**DATA FOR PROCESSING**
>>>>

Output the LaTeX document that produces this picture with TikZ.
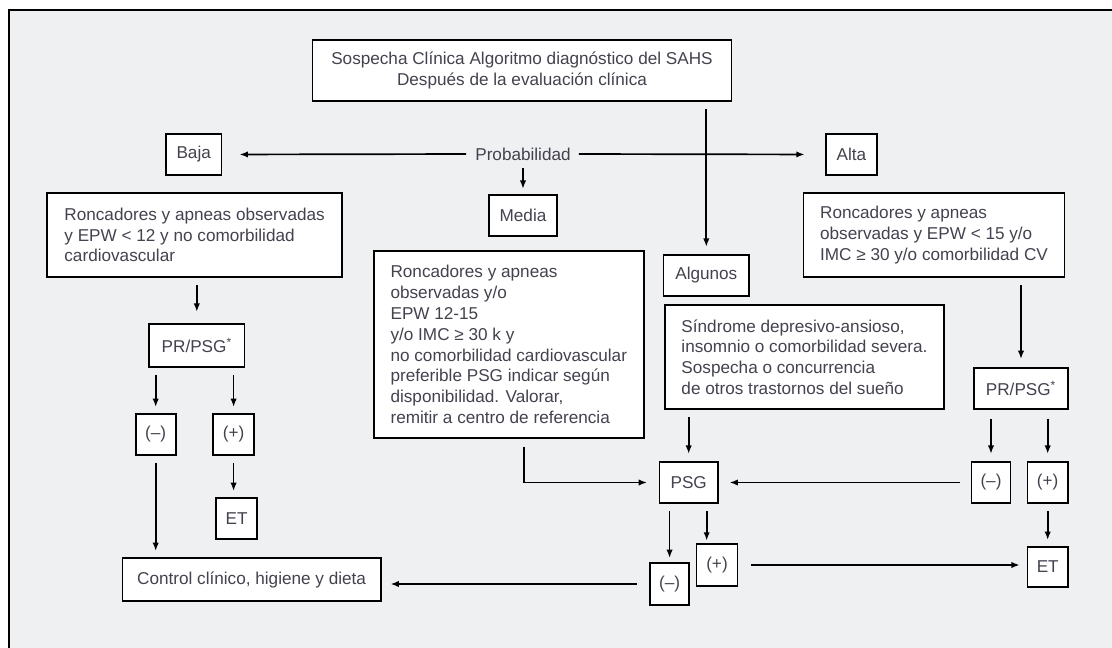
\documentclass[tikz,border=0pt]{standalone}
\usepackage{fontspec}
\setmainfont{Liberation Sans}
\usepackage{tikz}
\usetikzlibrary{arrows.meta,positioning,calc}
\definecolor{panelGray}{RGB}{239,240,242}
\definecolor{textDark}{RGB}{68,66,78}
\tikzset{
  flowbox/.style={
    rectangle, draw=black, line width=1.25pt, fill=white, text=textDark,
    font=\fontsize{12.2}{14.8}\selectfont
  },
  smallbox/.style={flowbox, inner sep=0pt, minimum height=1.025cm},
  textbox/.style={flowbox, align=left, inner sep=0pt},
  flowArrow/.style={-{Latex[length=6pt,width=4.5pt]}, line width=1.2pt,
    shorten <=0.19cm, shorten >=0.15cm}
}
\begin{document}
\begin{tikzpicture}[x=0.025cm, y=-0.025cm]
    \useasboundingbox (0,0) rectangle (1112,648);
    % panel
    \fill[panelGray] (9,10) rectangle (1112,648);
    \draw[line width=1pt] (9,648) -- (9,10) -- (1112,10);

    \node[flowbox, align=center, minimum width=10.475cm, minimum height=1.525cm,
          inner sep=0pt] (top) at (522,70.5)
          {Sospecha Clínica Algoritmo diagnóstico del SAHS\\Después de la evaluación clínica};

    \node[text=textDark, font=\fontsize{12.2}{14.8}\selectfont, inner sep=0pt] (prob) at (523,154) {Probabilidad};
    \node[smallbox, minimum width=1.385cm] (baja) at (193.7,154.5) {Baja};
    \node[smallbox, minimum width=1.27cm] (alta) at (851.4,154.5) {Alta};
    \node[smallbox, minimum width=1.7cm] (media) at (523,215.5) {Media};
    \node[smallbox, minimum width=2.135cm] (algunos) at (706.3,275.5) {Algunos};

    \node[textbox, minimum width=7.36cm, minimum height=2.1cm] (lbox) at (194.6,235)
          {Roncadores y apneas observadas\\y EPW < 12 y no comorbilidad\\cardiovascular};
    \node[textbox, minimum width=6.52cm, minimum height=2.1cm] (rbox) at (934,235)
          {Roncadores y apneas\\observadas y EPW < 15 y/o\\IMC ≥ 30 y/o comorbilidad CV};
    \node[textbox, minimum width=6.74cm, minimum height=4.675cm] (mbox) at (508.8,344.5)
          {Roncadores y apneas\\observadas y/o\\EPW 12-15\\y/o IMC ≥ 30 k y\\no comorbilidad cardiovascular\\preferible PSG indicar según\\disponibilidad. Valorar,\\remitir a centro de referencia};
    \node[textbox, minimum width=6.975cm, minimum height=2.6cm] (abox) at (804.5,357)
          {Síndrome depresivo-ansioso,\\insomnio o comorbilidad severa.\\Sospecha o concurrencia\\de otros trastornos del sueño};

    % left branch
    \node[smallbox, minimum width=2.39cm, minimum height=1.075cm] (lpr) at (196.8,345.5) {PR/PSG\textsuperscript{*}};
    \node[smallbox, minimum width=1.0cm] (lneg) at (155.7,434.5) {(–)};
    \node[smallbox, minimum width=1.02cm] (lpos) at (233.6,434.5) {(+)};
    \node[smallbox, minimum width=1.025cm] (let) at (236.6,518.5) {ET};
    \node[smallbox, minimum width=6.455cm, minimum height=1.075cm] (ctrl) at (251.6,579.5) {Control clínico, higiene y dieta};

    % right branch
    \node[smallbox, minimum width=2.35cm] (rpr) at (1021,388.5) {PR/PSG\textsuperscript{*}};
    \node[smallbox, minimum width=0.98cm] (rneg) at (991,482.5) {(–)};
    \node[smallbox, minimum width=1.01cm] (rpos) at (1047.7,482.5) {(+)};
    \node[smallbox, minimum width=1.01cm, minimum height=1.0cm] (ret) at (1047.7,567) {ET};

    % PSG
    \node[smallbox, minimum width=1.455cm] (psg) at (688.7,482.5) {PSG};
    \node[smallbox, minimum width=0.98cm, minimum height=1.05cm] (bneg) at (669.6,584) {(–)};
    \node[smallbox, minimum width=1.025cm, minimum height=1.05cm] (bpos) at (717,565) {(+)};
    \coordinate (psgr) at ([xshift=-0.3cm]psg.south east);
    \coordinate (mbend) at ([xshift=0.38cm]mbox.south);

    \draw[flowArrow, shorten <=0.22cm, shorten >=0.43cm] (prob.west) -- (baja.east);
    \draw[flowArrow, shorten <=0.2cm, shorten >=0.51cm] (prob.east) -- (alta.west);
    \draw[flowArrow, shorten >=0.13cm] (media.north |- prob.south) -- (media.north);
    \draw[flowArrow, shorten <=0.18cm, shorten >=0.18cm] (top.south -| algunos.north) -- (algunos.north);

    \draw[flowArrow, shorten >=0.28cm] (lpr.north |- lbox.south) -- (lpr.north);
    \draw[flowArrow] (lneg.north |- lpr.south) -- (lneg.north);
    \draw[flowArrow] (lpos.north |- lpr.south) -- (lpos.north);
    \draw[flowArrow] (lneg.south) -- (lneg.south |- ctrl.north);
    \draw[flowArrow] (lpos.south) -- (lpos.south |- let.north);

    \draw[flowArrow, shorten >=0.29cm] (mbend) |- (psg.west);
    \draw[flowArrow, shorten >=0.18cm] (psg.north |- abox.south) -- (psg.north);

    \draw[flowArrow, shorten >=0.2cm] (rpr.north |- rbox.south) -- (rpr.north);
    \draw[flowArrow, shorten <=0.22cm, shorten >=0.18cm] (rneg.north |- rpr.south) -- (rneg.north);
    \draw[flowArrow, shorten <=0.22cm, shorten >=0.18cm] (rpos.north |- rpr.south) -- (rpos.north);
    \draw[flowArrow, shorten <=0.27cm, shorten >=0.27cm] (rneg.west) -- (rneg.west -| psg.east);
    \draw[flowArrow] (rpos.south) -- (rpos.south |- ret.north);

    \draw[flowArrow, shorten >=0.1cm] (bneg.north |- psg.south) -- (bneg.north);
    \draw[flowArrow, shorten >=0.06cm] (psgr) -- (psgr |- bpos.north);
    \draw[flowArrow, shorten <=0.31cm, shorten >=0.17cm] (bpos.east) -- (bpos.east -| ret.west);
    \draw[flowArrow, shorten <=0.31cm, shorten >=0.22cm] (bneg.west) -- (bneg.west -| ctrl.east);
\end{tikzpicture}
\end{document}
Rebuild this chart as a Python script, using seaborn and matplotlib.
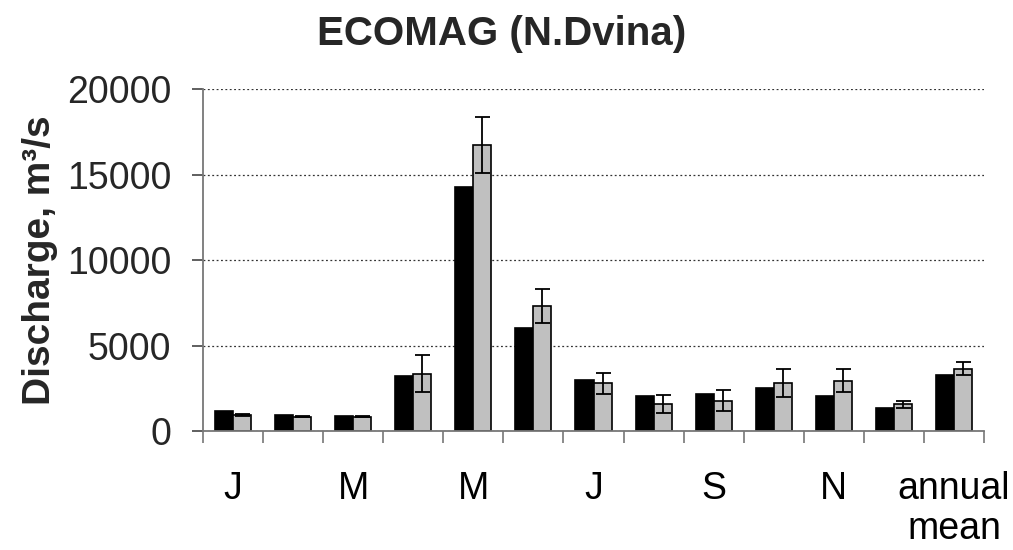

<<<<

**EXERCISE TASK**
Write out the material above again, word for word, minus its pictures.

**COMPLETE ANSWER**
Output the LaTeX document that produces this picture with TikZ.
\documentclass[tikz,border=0pt]{standalone}
\usepackage{fontspec}
\setmainfont{Liberation Sans}
\usepackage{tikz}
\usetikzlibrary{arrows.meta,positioning,calc}
\definecolor{panelGray}{RGB}{239,240,242}
\definecolor{textDark}{RGB}{68,66,78}
\tikzset{
  flowbox/.style={
    rectangle, draw=black, line width=1.25pt, fill=white, text=textDark,
    font=\fontsize{12.2}{14.8}\selectfont
  },
  smallbox/.style={flowbox, inner sep=0pt, minimum height=1.025cm},
  textbox/.style={flowbox, align=left, inner sep=0pt},
  flowArrow/.style={-{Latex[length=6pt,width=4.5pt]}, line width=1.2pt,
    shorten <=0.19cm, shorten >=0.15cm}
}
\begin{document}
\begin{tikzpicture}[x=0.025cm, y=-0.025cm]
    \useasboundingbox (0,0) rectangle (1112,648);
    % panel
    \fill[panelGray] (9,10) rectangle (1112,648);
    \draw[line width=1pt] (9,648) -- (9,10) -- (1112,10);

    \node[flowbox, align=center, minimum width=10.475cm, minimum height=1.525cm,
          inner sep=0pt] (top) at (522,70.5)
          {Sospecha Clínica Algoritmo diagnóstico del SAHS\\Después de la evaluación clínica};

    \node[text=textDark, font=\fontsize{12.2}{14.8}\selectfont, inner sep=0pt] (prob) at (523,154) {Probabilidad};
    \node[smallbox, minimum width=1.385cm] (baja) at (193.7,154.5) {Baja};
    \node[smallbox, minimum width=1.27cm] (alta) at (851.4,154.5) {Alta};
    \node[smallbox, minimum width=1.7cm] (media) at (523,215.5) {Media};
    \node[smallbox, minimum width=2.135cm] (algunos) at (706.3,275.5) {Algunos};

    \node[textbox, minimum width=7.36cm, minimum height=2.1cm] (lbox) at (194.6,235)
          {Roncadores y apneas observadas\\y EPW < 12 y no comorbilidad\\cardiovascular};
    \node[textbox, minimum width=6.52cm, minimum height=2.1cm] (rbox) at (934,235)
          {Roncadores y apneas\\observadas y EPW < 15 y/o\\IMC ≥ 30 y/o comorbilidad CV};
    \node[textbox, minimum width=6.74cm, minimum height=4.675cm] (mbox) at (508.8,344.5)
          {Roncadores y apneas\\observadas y/o\\EPW 12-15\\y/o IMC ≥ 30 k y\\no comorbilidad cardiovascular\\preferible PSG indicar según\\disponibilidad. Valorar,\\remitir a centro de referencia};
    \node[textbox, minimum width=6.975cm, minimum height=2.6cm] (abox) at (804.5,357)
          {Síndrome depresivo-ansioso,\\insomnio o comorbilidad severa.\\Sospecha o concurrencia\\de otros trastornos del sueño};

    % left branch
    \node[smallbox, minimum width=2.39cm, minimum height=1.075cm] (lpr) at (196.8,345.5) {PR/PSG\textsuperscript{*}};
    \node[smallbox, minimum width=1.0cm] (lneg) at (155.7,434.5) {(–)};
    \node[smallbox, minimum width=1.02cm] (lpos) at (233.6,434.5) {(+)};
    \node[smallbox, minimum width=1.025cm] (let) at (236.6,518.5) {ET};
    \node[smallbox, minimum width=6.455cm, minimum height=1.075cm] (ctrl) at (251.6,579.5) {Control clínico, higiene y dieta};

    % right branch
    \node[smallbox, minimum width=2.35cm] (rpr) at (1021,388.5) {PR/PSG\textsuperscript{*}};
    \node[smallbox, minimum width=0.98cm] (rneg) at (991,482.5) {(–)};
    \node[smallbox, minimum width=1.01cm] (rpos) at (1047.7,482.5) {(+)};
    \node[smallbox, minimum width=1.01cm, minimum height=1.0cm] (ret) at (1047.7,567) {ET};

    % PSG
    \node[smallbox, minimum width=1.455cm] (psg) at (688.7,482.5) {PSG};
    \node[smallbox, minimum width=0.98cm, minimum height=1.05cm] (bneg) at (669.6,584) {(–)};
    \node[smallbox, minimum width=1.025cm, minimum height=1.05cm] (bpos) at (717,565) {(+)};
    \coordinate (psgr) at ([xshift=-0.3cm]psg.south east);
    \coordinate (mbend) at ([xshift=0.38cm]mbox.south);

    \draw[flowArrow, shorten <=0.22cm, shorten >=0.43cm] (prob.west) -- (baja.east);
    \draw[flowArrow, shorten <=0.2cm, shorten >=0.51cm] (prob.east) -- (alta.west);
    \draw[flowArrow, shorten >=0.13cm] (media.north |- prob.south) -- (media.north);
    \draw[flowArrow, shorten <=0.18cm, shorten >=0.18cm] (top.south -| algunos.north) -- (algunos.north);

    \draw[flowArrow, shorten >=0.28cm] (lpr.north |- lbox.south) -- (lpr.north);
    \draw[flowArrow] (lneg.north |- lpr.south) -- (lneg.north);
    \draw[flowArrow] (lpos.north |- lpr.south) -- (lpos.north);
    \draw[flowArrow] (lneg.south) -- (lneg.south |- ctrl.north);
    \draw[flowArrow] (lpos.south) -- (lpos.south |- let.north);

    \draw[flowArrow, shorten >=0.29cm] (mbend) |- (psg.west);
    \draw[flowArrow, shorten >=0.18cm] (psg.north |- abox.south) -- (psg.north);

    \draw[flowArrow, shorten >=0.2cm] (rpr.north |- rbox.south) -- (rpr.north);
    \draw[flowArrow, shorten <=0.22cm, shorten >=0.18cm] (rneg.north |- rpr.south) -- (rneg.north);
    \draw[flowArrow, shorten <=0.22cm, shorten >=0.18cm] (rpos.north |- rpr.south) -- (rpos.north);
    \draw[flowArrow, shorten <=0.27cm, shorten >=0.27cm] (rneg.west) -- (rneg.west -| psg.east);
    \draw[flowArrow] (rpos.south) -- (rpos.south |- ret.north);

    \draw[flowArrow, shorten >=0.1cm] (bneg.north |- psg.south) -- (bneg.north);
    \draw[flowArrow, shorten >=0.06cm] (psgr) -- (psgr |- bpos.north);
    \draw[flowArrow, shorten <=0.31cm, shorten >=0.17cm] (bpos.east) -- (bpos.east -| ret.west);
    \draw[flowArrow, shorten <=0.31cm, shorten >=0.22cm] (bneg.west) -- (bneg.west -| ctrl.east);
\end{tikzpicture}
\end{document}
Rebuild this chart as a Python script, using seaborn and matplotlib.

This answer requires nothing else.